● YOUR OBJECTIVE
Pictures in the data should be dropped; transcribe exactly the lines from the one that has "Recreate this image" through the one that has "80, 90, 100];".

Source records
___
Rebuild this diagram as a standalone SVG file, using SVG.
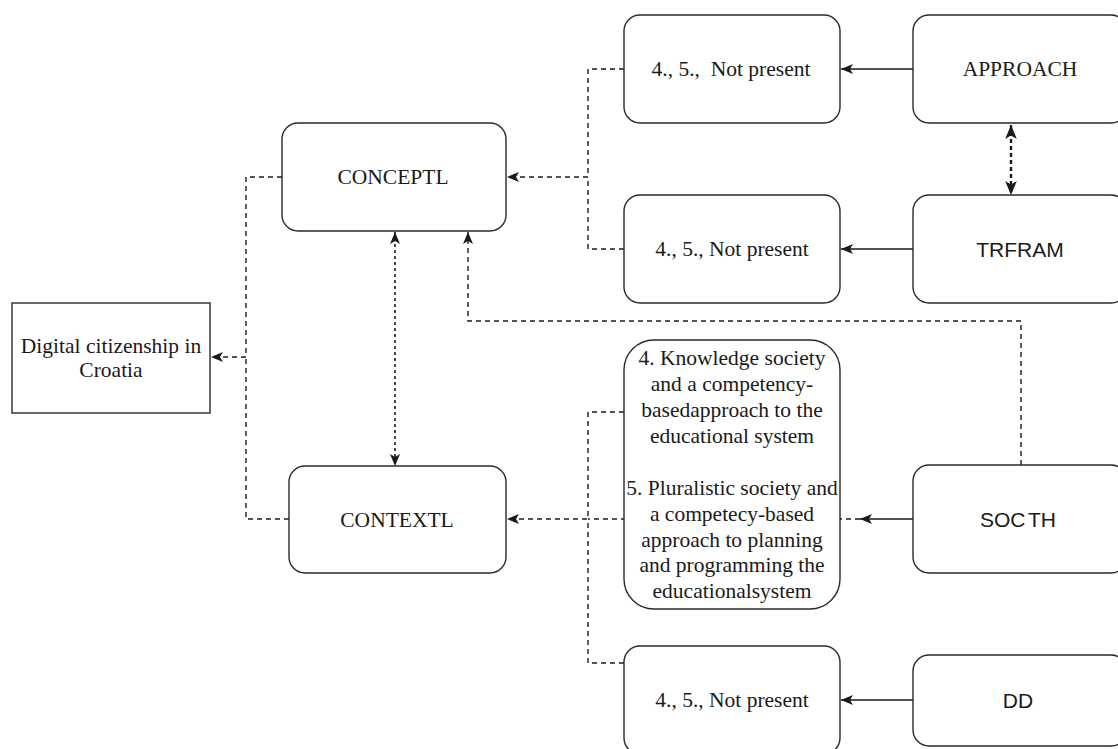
<svg xmlns="http://www.w3.org/2000/svg" width="1118" height="749" viewBox="0 0 1118 749">
<style>
.box{fill:#fff;stroke:#2a2a2a;stroke-width:1.4}
.serif{font-family:"Liberation Serif","Times New Roman",serif;font-size:21.5px;fill:#1a1a1a;text-anchor:middle}
.sans{font-family:"Liberation Sans",Arial,sans-serif;font-size:21px;fill:#1a1a1a;text-anchor:middle}
.solid{fill:none;stroke:#1a1a1a;stroke-width:1.4}
.dash{fill:none;stroke:#1a1a1a;stroke-width:1.4;stroke-dasharray:5 4}
.dot{fill:none;stroke:#1a1a1a;stroke-width:1.6;stroke-dasharray:3 3}
.bold{fill:none;stroke:#1a1a1a;stroke-width:2.4;stroke-dasharray:4 3}
</style>
<defs>
<marker id="arr" viewBox="0 0 12 10" refX="12" refY="5" markerWidth="12" markerHeight="10" markerUnits="userSpaceOnUse" orient="auto-start-reverse">
<path d="M0,0 L12,5 L0,10 L3,5 z" fill="#1a1a1a"/>
</marker>
<marker id="arrB" viewBox="0 0 12 10" refX="12" refY="5" markerWidth="14" markerHeight="13" markerUnits="userSpaceOnUse" orient="auto-start-reverse">
<path d="M0,0 L12,5 L0,10 L3,5 z" fill="#1a1a1a"/>
</marker>
</defs>
<g id="connectors">
<path class="dash" d="M282,177 H246 V357 H211" marker-end="url(#arr)"/>
<path class="dash" d="M289,519 H246 V357"/>
<path class="dash" d="M624,69 H588 V177 H507" marker-end="url(#arr)"/>
<path class="dash" d="M624,249 H588 V177"/>
<path class="dash" d="M624,412 H588 V519 H507" marker-end="url(#arr)"/>
<path class="dash" d="M624,663 H588 V519"/>
<path class="dash" d="M860,519 H588"/>
<path class="solid" d="M913,519 H860" marker-end="url(#arr)"/>
<path class="solid" d="M913,69 H841" marker-end="url(#arr)"/>
<path class="solid" d="M913,249 H841" marker-end="url(#arr)"/>
<path class="solid" d="M913,700 H841" marker-end="url(#arr)"/>
<path class="dash" d="M1021,465 V321 H468 V232" marker-end="url(#arr)"/>
<path class="dot" d="M395,232 V466" marker-start="url(#arr)" marker-end="url(#arr)"/>
<path class="bold" d="M1011,125 V195" marker-start="url(#arrB)" marker-end="url(#arrB)"/>
</g>
<g id="digital">
<rect class="box" x="12" y="303" width="198" height="110"/>
<text class="serif" x="111" y="353">Digital citizenship in</text>
<text class="serif" x="111" y="377">Croatia</text>
</g>
<g id="conceptl">
<rect class="box" x="282" y="123" width="224" height="108" rx="16"/>
<text class="serif" x="393" y="184">CONCEPTL</text>
</g>
<g id="contextl">
<rect class="box" x="289" y="466" width="217" height="107" rx="16"/>
<text class="serif" x="397" y="527">CONTEXTL</text>
</g>
<g id="np1">
<rect class="box" x="624" y="15" width="216" height="108" rx="16"/>
<text class="serif" x="731" y="76" xml:space="preserve">4., 5.,  Not present</text>
</g>
<g id="np2">
<rect class="box" x="624" y="195" width="216" height="108" rx="16"/>
<text class="serif" x="732" y="256">4., 5., Not present</text>
</g>
<g id="society">
<rect class="box" x="624" y="340" width="216" height="269" rx="30"/>
<text class="serif" x="732" y="365">4. Knowledge society</text>
<text class="serif" x="732" y="391">and a competency-</text>
<text class="serif" x="732" y="417">basedapproach to the</text>
<text class="serif" x="732" y="443">educational system</text>
<text class="serif" x="732" y="495">5. Pluralistic society and</text>
<text class="serif" x="732" y="521">a competecy-based</text>
<text class="serif" x="732" y="547">approach to planning</text>
<text class="serif" x="732" y="572">and programming the</text>
<text class="serif" x="732" y="598">educationalsystem</text>
</g>
<g id="np3">
<rect class="box" x="624" y="646" width="216" height="108" rx="16"/>
<text class="serif" x="732" y="707">4., 5., Not present</text>
</g>
<g id="approach">
<rect class="box" x="913" y="15" width="214" height="108" rx="16"/>
<text class="serif" x="1020" y="76">APPROACH</text>
</g>
<g id="trfram">
<rect class="box" x="913" y="195" width="214" height="108" rx="16"/>
<text class="sans" x="1020" y="257">TRFRAM</text>
</g>
<g id="socth">
<rect class="box" x="913" y="465" width="214" height="108" rx="16"/>
<text class="sans" x="1018" y="527" word-spacing="-3">SOC TH</text>
</g>
<g id="dd">
<rect class="box" x="913" y="655" width="214" height="91" rx="16"/>
<text class="sans" x="1018" y="708">DD</text>
</g>
</svg>
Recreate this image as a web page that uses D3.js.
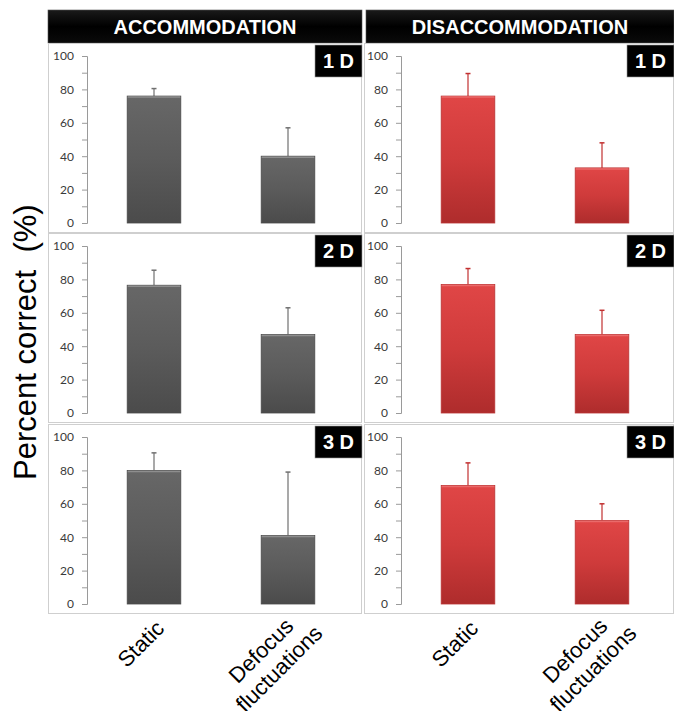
<!DOCTYPE html>
<html>
<head>
<meta charset="utf-8">
<script src="https://cdn.jsdelivr.net/npm/d3@7"></script>
<style>
  html, body { margin: 0; padding: 0; background: #fff; }
  svg { display: block; }
</style>
</head>
<body>
<svg id="chart" width="674" height="711"></svg>
<script>
// Percent correct by condition, for each defocus step and direction
const columns = ["ACCOMMODATION", "DISACCOMMODATION"];
const steps = ["1 D", "2 D", "3 D"];
const conditions = ["Static", "Defocus fluctuations"];
const yTicks = [0, 10, 20, 30, 40, 50, 60, 70, 80, 90, 100];

const accommodationMean = [[76, 40], [76.5, 47], [80, 41]];
const accommodationErr  = [[4.5, 17], [9, 16], [10.5, 38]];
const disaccommodationMean = [[76, 33], [77, 47], [71, 50]];
const disaccommodationErr  = [[13.5, 15], [9.5, 14.5], [13.5, 10]];

const means = [accommodationMean, disaccommodationMean];
const errs = [accommodationErr, disaccommodationErr];

const svg = d3.select("#chart");
const defs = svg.append("defs");

function vGrad(id, stops) {
  const g = defs.append("linearGradient").attr("id", id)
    .attr("x1", 0).attr("y1", 0).attr("x2", 0).attr("y2", 1);
  stops.forEach(([o, c]) => g.append("stop").attr("offset", o).attr("stop-color", c));
}
vGrad("barGray", [[0, "#676767"], [0.5, "#5b5b5b"], [1, "#4b4b4b"]]);
vGrad("barRed", [[0, "#e04646"], [0.5, "#cf3b3b"], [1, "#ae2c2c"]]);
vGrad("headBlack", [[0, "#1a1a1a"], [0.5, "#000"], [1, "#0a0a0a"]]);

const palette = [
  { fill: "url(#barGray)", top: "#8e8e8e", edge: "#4a4a4a", err: "#707070" },
  { fill: "url(#barRed)", top: "#ea6a6a", edge: "#b83434", err: "#c23030" }
];

const colX = [48, 364];
const colW = [314, 310];
const rowY = [43, 233, 424];
const rowH = 190;
const axisOffset = [39, 37];
const font = "'Liberation Sans', Arial, Helvetica, sans-serif";

// column headers
const headX = [48, 366];
const headW = [314, 308];
columns.forEach((name, c) => {
  svg.append("rect").attr("x", headX[c]).attr("y", 10)
    .attr("width", headW[c]).attr("height", 33)
    .attr("fill", "url(#headBlack)").attr("stroke", "#555").attr("stroke-width", 0.6);
  svg.append("text").attr("x", headX[c] + headW[c] / 2).attr("y", 34)
    .attr("text-anchor", "middle").attr("fill", "#fff")
    .attr("font-family", font).attr("font-weight", "bold").attr("font-size", 20)
    .text(name);
});

// panels
columns.forEach((_, c) => {
  steps.forEach((step, r) => {
    const px = colX[c], py = rowY[r];
    const g = svg.append("g");

    g.append("rect").attr("x", px + 0.5).attr("y", py + 0.5)
      .attr("width", colW[c] - 1).attr("height", rowH - 1)
      .attr("fill", "#fff").attr("stroke", "#cfcfcf").attr("stroke-width", 1);

    const x0 = px + axisOffset[c];
    const x = d3.scaleBand().domain(conditions)
      .range([x0, x0 + 268]).paddingInner(0.6).paddingOuter(0.3);
    const y = d3.scaleLinear().domain([0, 100]).range([py + 180, py + 13]);

    const axis = g.append("g").attr("transform", `translate(${x0},0)`)
      .call(d3.axisLeft(y).tickValues(yTicks).tickSize(5).tickPadding(8)
        .tickFormat(d => d % 20 === 0 ? d : ""));
    axis.select(".domain").attr("stroke", "#9a9a9a");
    axis.selectAll(".tick line").attr("stroke", "#9a9a9a");
    axis.selectAll(".tick text").attr("fill", "#3a3a3a")
      .attr("font-family", "Lato, 'Open Sans', sans-serif").attr("font-size", 12);

    const data = conditions.map((cond, i) => ({ cond, v: means[c][r][i], e: errs[c][r][i] }));
    const p = palette[c];

    // error bars (upper only)
    data.forEach(d => {
      const cx = x(d.cond) + x.bandwidth() / 2;
      g.append("line").attr("x1", cx).attr("x2", cx)
        .attr("y1", y(d.v)).attr("y2", y(d.v + d.e))
        .attr("stroke", p.err).attr("stroke-width", 1.2);
      g.append("line").attr("x1", cx - 2.5).attr("x2", cx + 2.5)
        .attr("y1", y(d.v + d.e)).attr("y2", y(d.v + d.e))
        .attr("stroke", p.err).attr("stroke-width", 1.5);
    });

    // bars
    data.forEach(d => {
      const bx = x(d.cond), bw = x.bandwidth();
      g.append("rect").attr("x", bx).attr("y", y(d.v))
        .attr("width", bw).attr("height", y(0) - y(d.v))
        .attr("fill", p.fill).attr("stroke", p.edge).attr("stroke-width", 0.8);
      g.append("line").attr("x1", bx + 0.5).attr("x2", bx + bw - 0.5)
        .attr("y1", y(d.v) + 1).attr("y2", y(d.v) + 1)
        .attr("stroke", p.top).attr("stroke-width", 1.5);
    });

    // step label box
    const bxR = px + colW[c];
    g.append("rect").attr("x", bxR - 47).attr("y", py + 2)
      .attr("width", 47).attr("height", 32)
      .attr("fill", "#000").attr("stroke", "#9a9a9a").attr("stroke-width", 0.6);
    g.append("text").attr("x", bxR - 23.5).attr("y", py + 25)
      .attr("text-anchor", "middle").attr("fill", "#fff")
      .attr("font-family", font).attr("font-weight", "bold").attr("font-size", 20)
      .text(step);

    // category labels under the bottom row: rotated blocks, end-anchored,
    // lines centred on each other
    if (r === steps.length - 1) {
      const lh = 25.5;
      conditions.forEach(cond => {
        const cx = x(cond) + x.bandwidth() / 2;
        const words = cond.split(" ");
        const n = words.length;
        const ax = cx + 6 + (n - 1) * 15;
        const ay = py + rowH + 10 - (n - 1) * 4;
        const lab = svg.append("g")
          .attr("transform", `translate(${ax},${ay}) rotate(-45)`);
        const texts = words.map((w, k) => lab.append("text")
          .attr("y", (k - (n - 1) / 2) * lh + 8)
          .attr("font-family", font).attr("font-size", 22).attr("fill", "#000")
          .text(w));
        const maxW = d3.max(texts.map(t => t.node().getComputedTextLength()));
        texts.forEach(t => t.attr("text-anchor", "middle").attr("x", -maxW / 2));
      });
    }
  });
});

// y axis title
svg.append("text")
  .attr("transform", "translate(36,480) rotate(-90)")
  .attr("font-family", font).attr("font-size", 31).attr("fill", "#000")
  .style("white-space", "pre")
  .text("Percent correct  (%)");
</script>
</body>
</html>
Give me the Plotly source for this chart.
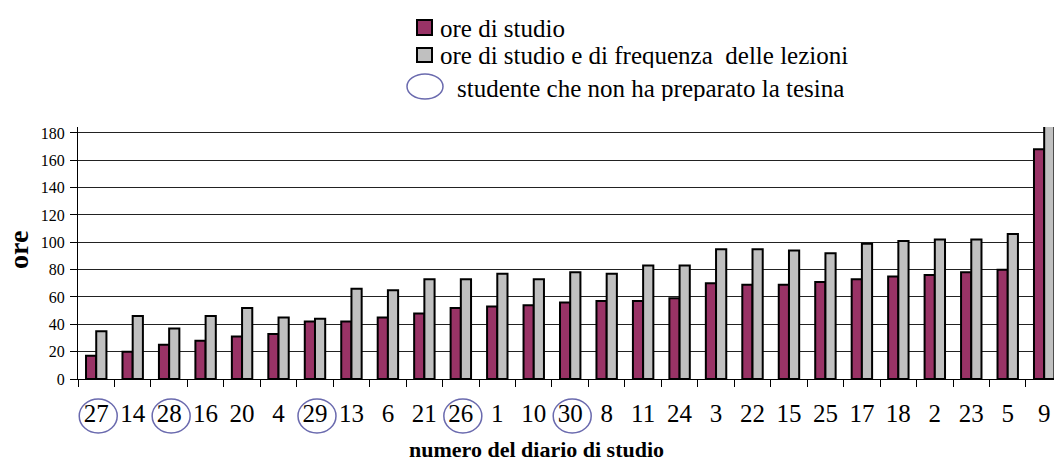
___
● SOLUTION FOR THIS PROBLEM
Recreate this image as a web page that uses D3.js.
<!DOCTYPE html>
<html>
<head>
<meta charset="utf-8">
<script src="https://cdn.jsdelivr.net/npm/d3@7"></script>
<style>
  html, body { margin: 0; padding: 0; background: #fff; }
  svg { display: block; }
</style>
</head>
<body>
<svg id="chart" width="674" height="711"></svg>
<script>
// Percent correct by condition, for each defocus step and direction
const columns = ["ACCOMMODATION", "DISACCOMMODATION"];
const steps = ["1 D", "2 D", "3 D"];
const conditions = ["Static", "Defocus fluctuations"];
const yTicks = [0, 10, 20, 30, 40, 50, 60, 70, 80, 90, 100];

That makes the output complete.